--- INSTRUCTIONS FOR THE TASK ---
Gather the lines from the material that contain "chart".
::::
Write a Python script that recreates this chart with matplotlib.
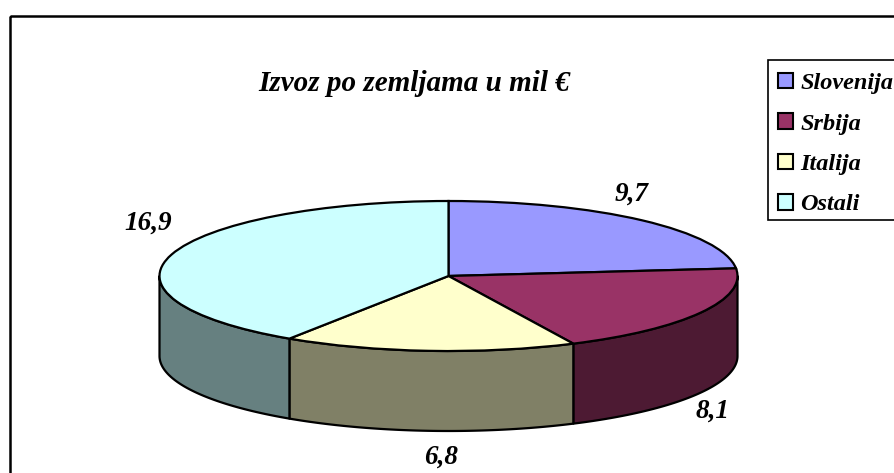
import numpy as np
import matplotlib
matplotlib.use("Agg")
import matplotlib.pyplot as plt
from matplotlib.patches import Patch, Rectangle
from matplotlib.transforms import Affine2D

W, H = 895, 473
categories = ["Slovenija", "Srbija", "Italija", "Ostali"]
values = [9.7, 8.1, 6.8, 16.9]
value_labels = ["9,7", "8,1", "6,8", "16,9"]
top_colors = ["#9999FF", "#993366", "#FFFFCC", "#CCFFFF"]
side_colors = ["#4D4D80", "#4D1A33", "#808066", "#668080"]
title_text = "Izvoz po zemljama u mil €"
label_px = [(632, 194), (713, 411), (441, 457), (148, 223)]

plt.rcParams["font.family"] = "Liberation Serif"
plt.rcParams["font.weight"] = "bold"
plt.rcParams["font.style"] = "italic"

fig = plt.figure(figsize=(W / 100, H / 100), dpi=100, facecolor="white")
ax = fig.add_axes([0, 0, 1, 1])
px = Affine2D().scale(1, -1).translate(0, H)

CX, CY, RX, RY, DEPTH = 448.5, 276, 289, 75, 80
LW = 1.6

# frame of the chart area
fig.add_artist(Rectangle((9.5, 15.5), W, H, transform=px, fill=False, ec="black", lw=1.8))
# legend box
fig.add_artist(Rectangle((768, 59.5), W, 160, transform=px, fc="white", ec="black", lw=1.2))

ax.pie(values, colors=top_colors, startangle=90, counterclock=False, radius=1,
       wedgeprops=dict(edgecolor="black", linewidth=LW, zorder=3))
ax.set_aspect("auto")
ax.set_xlim(-CX / RX, (W - CX) / RX)
ax.set_ylim((CY - H) / RY, CY / RY)
ax.patch.set_alpha(0)

# side wall of the disc, front half only
depth = DEPTH / RY
edges = np.concatenate([[0], np.cumsum(values)]) / np.sum(values) * 360
for start, end, color in zip(edges[:-1], edges[1:], side_colors):
    a, b = max(start, 90), min(end, 270)
    if b <= a:
        continue
    th = np.radians(np.linspace(a, b, 120))
    xs, ys = np.sin(th), np.cos(th)
    ax.fill(np.r_[xs, xs[::-1]], np.r_[ys, ys[::-1] - depth],
            facecolor=color, edgecolor="black", lw=LW, zorder=1, joinstyle="round")

fig.text(414, 83, title_text, transform=px, fontsize=21, ha="center", va="center")
for (x, y), s in zip(label_px, value_labels):
    fig.text(x, y, s, transform=px, fontsize=19.5, ha="center", va="center")

handles = [Patch(facecolor=c, edgecolor="black", lw=1.5) for c in top_colors]
leg = fig.legend(handles, categories, loc="upper left",
                 bbox_to_anchor=(769 / W, 1 - 64 / H), fontsize=17.5,
                 frameon=False,
                 borderpad=0.36, borderaxespad=0, handlelength=0.62, handleheight=0.62,
                 handletextpad=0.3, labelspacing=0.78)

fig.savefig("out.png", dpi=100)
::::
--- RESULT ---
Write a Python script that recreates this chart with matplotlib.
# frame of the chart area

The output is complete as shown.